Task —
Check every line for the word "this" and state how many lines have it. Reply with the number alone.
+++ Entries provided
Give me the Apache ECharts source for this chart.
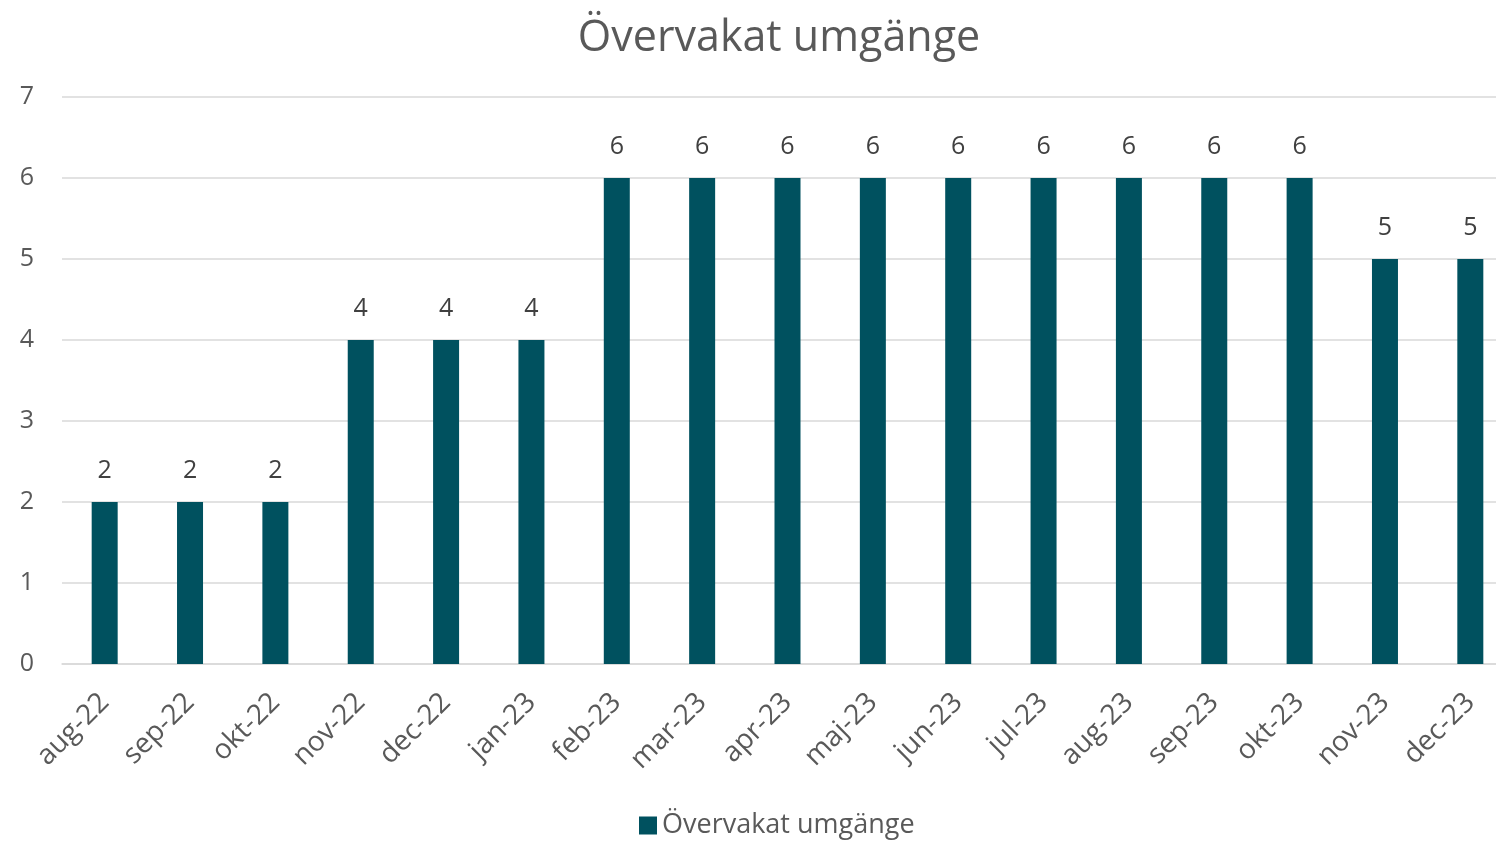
<!DOCTYPE html>
<html>
<head>
<meta charset="utf-8">
<script src="https://cdn.jsdelivr.net/npm/echarts@6/dist/echarts.min.js"></script>
<style>
  html, body { margin: 0; padding: 0; background: #fff; overflow: hidden; }
  #chart { width: 1513px; height: 844px; }
</style>
</head>
<body>
<div id="chart"></div>
<script>
let months = ['aug-22', 'sep-22', 'okt-22', 'nov-22', 'dec-22', 'jan-23', 'feb-23', 'mar-23', 'apr-23',
  'maj-23', 'jun-23', 'jul-23', 'aug-23', 'sep-23', 'okt-23', 'nov-23', 'dec-23'];
let counts = [2, 2, 2, 4, 4, 4, 6, 6, 6, 6, 6, 6, 6, 6, 6, 5, 5];
let seriesName = 'Övervakat umgänge';

let font = '"Open Sans", "Liberation Sans", sans-serif';

// the plot runs past the right edge of the window, so the canvas is a bit wider than it
let chart = echarts.init(document.getElementById('chart'));
chart.setOption({
  animation: false,
  textStyle: { fontFamily: font },
  title: {
    text: 'Övervakat umgänge',
    left: 774,
    top: 12,
    textAlign: 'center',
    textStyle: { fontFamily: font, fontSize: 43, fontWeight: 'normal', color: '#595959' }
  },
  legend: {
    top: 807,
    left: 634,
    itemWidth: 18,
    itemHeight: 18,
    itemGap: 6,
    icon: 'rect',
    textStyle: { fontFamily: font, fontSize: 27, color: '#595959' },
    data: [seriesName]
  },
  grid: { left: 62, right: 0, top: 97, bottom: 180 },
  xAxis: {
    type: 'category',
    data: months,
    axisLine: { lineStyle: { color: '#d9d9d9', width: 1.5 } },
    axisTick: { show: false },
    axisLabel: { rotate: 45, fontSize: 28, color: '#595959', margin: 34, fontFamily: font }
  },
  yAxis: {
    type: 'value',
    min: 0,
    max: 7,
    interval: 1,
    axisLine: { show: false },
    axisTick: { show: false },
    splitLine: { lineStyle: { color: '#d9d9d9', width: 1.5 } },
    axisLabel: { fontSize: 25, color: '#595959', margin: 28, fontFamily: font }
  },
  series: [{
    name: seriesName,
    type: 'bar',
    data: counts,
    barWidth: 26,
    itemStyle: { color: '#00515f' },
    label: { show: true, position: 'top', distance: 19, fontSize: 25, color: '#404040', fontFamily: font }
  }]
});
</script>
</body>
</html>
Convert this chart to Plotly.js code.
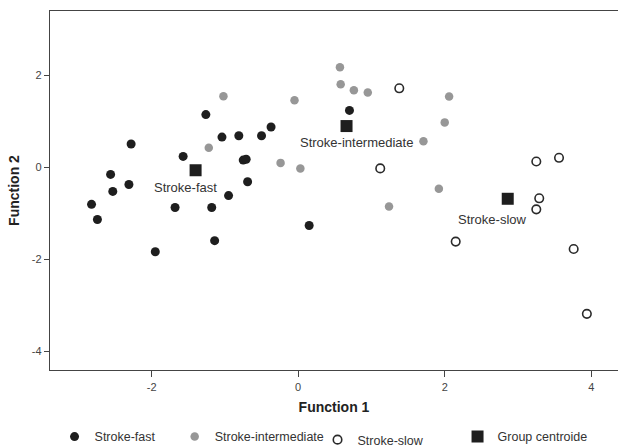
++++++
Output below —
2